I'm happy to report that the store works as smooth and easy as you might expect; or rather, it probably exceeds some expectations because one normally doesn't expect something like this to work smoothly or easily.

The album did not appear on the Featured screen (despite being a new release), so I tapped Search, which brought up a blank page with an empty text field. Tapping on the field and typing J and O was all I needed to do: the application displayed a list of auto-completed options. I would love to see this type of Search added to the Contacts application in a future release.

Tapping a song loads a 30-second preview, with a clever icon that compactly indicates how much of the preview you've listened to so far and a button in the middle to stop playback. Ordering the album was intuitive: tap the price button, which turns into a Buy Now button, and then tap that. After supplying my iTunes account password, the songs began downloading. Better yet, the songs continued to download in the background even after the phone had put itself to sleep.

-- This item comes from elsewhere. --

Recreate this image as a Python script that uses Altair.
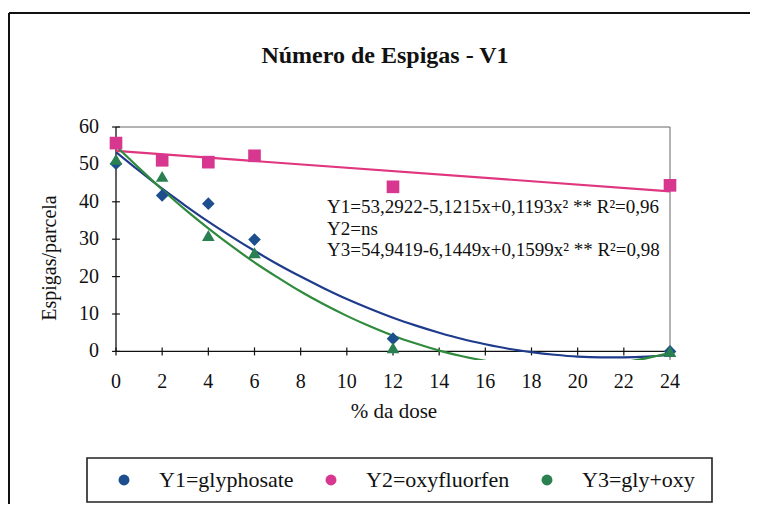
import altair as alt
import pandas as pd

# ---- data ----
DOSE = [0, 2, 4, 6, 12, 24]
Y1_OBS = [50.2, 41.7, 39.5, 29.9, 3.4, 0.0]      # glyphosate
Y2_OBS = [55.7, 51.1, 50.6, 52.3, 44.0, 44.4]    # oxyfluorfen
Y3_OBS = [51.4, 46.8, 31.0, 26.4, 1.0, 0.0]      # gly+oxy

CURVE_X = list(range(25))
Y1_CURVE = [53.3, 48.3, 43.5, 39.0, 34.7, 30.7, 26.9, 23.3, 20.0, 16.9, 14.0, 11.4,
            9.0, 6.9, 5.0, 3.3, 1.9, 0.7, -0.2, -0.9, -1.4, -1.6, -1.6, -1.4, -0.9]
Y3_CURVE = [54.9, 49.0, 43.3, 37.9, 32.9, 28.2, 23.8, 19.8, 16.0, 12.6, 9.5, 6.7,
            4.2, 2.1, 0.2, -1.3, -2.5, -3.4, -3.9, -4.2, -4.1, -3.7, -2.9, -1.8, -0.4]
Y2_LINE_X = [0, 24]
Y2_LINE_Y = [53.6, 42.8]

SERIES = ["Y1=glyphosate", "Y2=oxyfluorfen", "Y3=gly+oxy"]
MARK_COLORS = ["#1d4f8f", "#d8378f", "#2a8050"]
LINE_COLORS = ["#1f3c8c", "#e0357f", "#2f8a3c"]
SHAPES = ["diamond", "square", "triangle-up"]

XTICKS = list(range(0, 25, 2))
YTICKS = list(range(0, 61, 10))
EQUATIONS = ["Y1=53,2922-5,1215x+0,1193x\u00b2  ** R\u00b2=0,96",
             "Y2=ns",
             "Y3=54,9419-6,1449x+0,1599x\u00b2  ** R\u00b2=0,98"]

TITLE = "Número de Espigas - V1"
XTITLE = "% da dose"
YTITLE = "Espigas/parcela"

YMIN, YMAX = -2.3, 60
FONT = "Liberation Serif, Times New Roman, DejaVu Serif, serif"
INK = "#111"

# ---- tables ----
obs = pd.DataFrame({
    "dose": DOSE * 3,
    "value": Y1_OBS + Y2_OBS + Y3_OBS,
    "series": [SERIES[0]] * 6 + [SERIES[1]] * 6 + [SERIES[2]] * 6,
})
curves = pd.DataFrame({
    "dose": CURVE_X + Y2_LINE_X + CURVE_X,
    "value": Y1_CURVE + Y2_LINE_Y + Y3_CURVE,
    "series": [SERIES[0]] * len(CURVE_X) + [SERIES[1]] * 2 + [SERIES[2]] * len(CURVE_X),
})
xt = pd.DataFrame({"t": XTICKS})
yt = pd.DataFrame({"t": YTICKS})

xscale = alt.Scale(domain=[0, 24], nice=False, zero=False)
yscale = alt.Scale(domain=[YMIN, YMAX], nice=False, zero=False)


def qx(f):
    return alt.X(f, scale=xscale, axis=None)


def qy(f):
    return alt.Y(f, scale=yscale, axis=None)


color_scale = alt.Scale(domain=SERIES, range=MARK_COLORS)
line_scale = alt.Scale(domain=SERIES, range=LINE_COLORS)
shape_scale = alt.Scale(domain=SERIES, range=SHAPES)

lines = alt.Chart(curves).mark_line(strokeWidth=2.2, clip=True, interpolate="monotone").encode(
    x=qx("dose:Q"), y=qy("value:Q"),
    stroke=alt.Stroke("series:N", scale=line_scale, legend=None),
    detail="series:N",
)

legend = alt.Legend(orient="none", legendX=-3, legendY=342,
                    direction="horizontal", columns=3,
                    symbolSize=120, labelFont=FONT, labelFontSize=22,
                    labelColor=INK, labelOffset=24,
                    columnPadding=26, padding=0, symbolStrokeWidth=0)
points = alt.Chart(obs).mark_point(filled=True, size=160, opacity=1).encode(
    x=qx("dose:Q"), y=qy("value:Q"),
    color=alt.Color("series:N", scale=color_scale, title=None, legend=legend),
    shape=alt.Shape("series:N", scale=shape_scale, title=None, legend=legend),
    order=alt.Order("series:N"),
)

# axis lines through the origin, crossing ticks, tick labels and plot frame
xline = alt.Chart(alt.Data(values=[{"a": 0, "b": 24, "y": 0}])).mark_rule(color=INK, strokeWidth=1.3).encode(
    x=qx("a:Q"), x2="b:Q", y=qy("y:Q"))
yline = alt.Chart(alt.Data(values=[{"x": 0, "a": 0, "b": 60}])).mark_rule(color=INK, strokeWidth=1.3).encode(
    x=qx("x:Q"), y=qy("a:Q"), y2="b:Q")
xticks = alt.Chart(xt).transform_calculate(lo="-1.07", hi="1.07").mark_rule(
    color=INK, strokeWidth=1.2).encode(x=qx("t:Q"), y=qy("lo:Q"), y2="hi:Q")
yticks = alt.Chart(yt).transform_calculate(lo="-0.17", hi="0.17").mark_rule(
    color=INK, strokeWidth=1.2).encode(y=qy("t:Q"), x=qx("lo:Q"), x2="hi:Q")
xlabels = alt.Chart(xt).transform_calculate(z="0").mark_text(
    align="center", baseline="middle", dy=31, font=FONT, fontSize=20, color=INK).encode(
    x=qx("t:Q"), y=qy("z:Q"), text="t:Q")
ylabels = alt.Chart(yt).transform_calculate(z="0").mark_text(
    align="right", baseline="middle", dx=-17, font=FONT, fontSize=20, color=INK).encode(
    x=qx("z:Q"), y=qy("t:Q"), text="t:Q")
ftop = alt.Chart(alt.Data(values=[{"a": 0, "b": 24, "y": 60}])).mark_rule(color="#666", strokeWidth=1).encode(
    x=qx("a:Q"), x2="b:Q", y=qy("y:Q"))
fright = alt.Chart(alt.Data(values=[{"x": 24, "a": YMIN, "b": 60}])).mark_rule(color="#666", strokeWidth=1).encode(
    x=qx("x:Q"), y=qy("a:Q"), y2="b:Q")

one = alt.Data(values=[{"k": 1}])
xtitle = alt.Chart(one).mark_text(align="center", baseline="middle", font=FONT, fontSize=21,
                                  color=INK).encode(
    x=alt.value(278), y=alt.value(285), text=alt.value(XTITLE))
ytitle = alt.Chart(one).mark_text(align="center", baseline="middle", font=FONT, fontSize=20,
                                  angle=270, color=INK).encode(
    x=alt.value(-66), y=alt.value(131), text=alt.value(YTITLE))
eq = alt.Chart(one).mark_text(align="left", baseline="alphabetic", font=FONT, fontSize=19,
                              lineHeight=21.5, color=INK).encode(
    x=alt.value(211), y=alt.value(86), text=alt.value(EQUATIONS))
title_text = alt.Chart(one).mark_text(align="center", baseline="alphabetic", font=FONT,
                                      fontSize=24, fontWeight="bold", color=INK).encode(
    x=alt.value(269), y=alt.value(-64), text=alt.value(TITLE))

legend_box = alt.Chart(one).mark_rect(fillOpacity=0, stroke="#222", strokeWidth=1.6).encode(
    x=alt.value(-29), x2=alt.value(596), y=alt.value(331), y2=alt.value(375))

outer_left = alt.Chart(one).mark_rule(color=INK, strokeWidth=2).encode(
    x=alt.value(-107), y=alt.value(-114), y2=alt.value(400))
outer_top = alt.Chart(one).mark_rule(color=INK, strokeWidth=2).encode(
    x=alt.value(-107), x2=alt.value(700), y=alt.value(-114))

chart = alt.layer(
    ftop, fright, xline, yline, xticks, yticks, xlabels, ylabels, lines, points,
    outer_left, outer_top, xtitle, ytitle, eq, title_text, legend_box,
).resolve_scale(color="independent").properties(
    width=554, height=233,
    autosize=alt.AutoSizeParams(type="none"),
    padding={"left": 108, "top": 119, "right": 80, "bottom": 144},
    background="white",
).configure(font=FONT).configure_view(stroke=None).configure_legend(labelFont=FONT)

chart.save("out.html", embed_options={"renderer": "svg", "actions": False})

When I synced the iPhone to my Mac, iTunes created a new item under the Store heading, "Purchased on Jeff Carlson's iPhone." I'm now listening to the new album on my Mac, and I never swore during the process. Now I'll just have to wait for early October to roll around to convince me to check out the new Starbucks store that will automatically appear on the iPhone when I'm in one of the many many locations in Seattle. (But I'll get my espresso at Zoka, e.t.g., or the new Stumptown location, thank you very much.)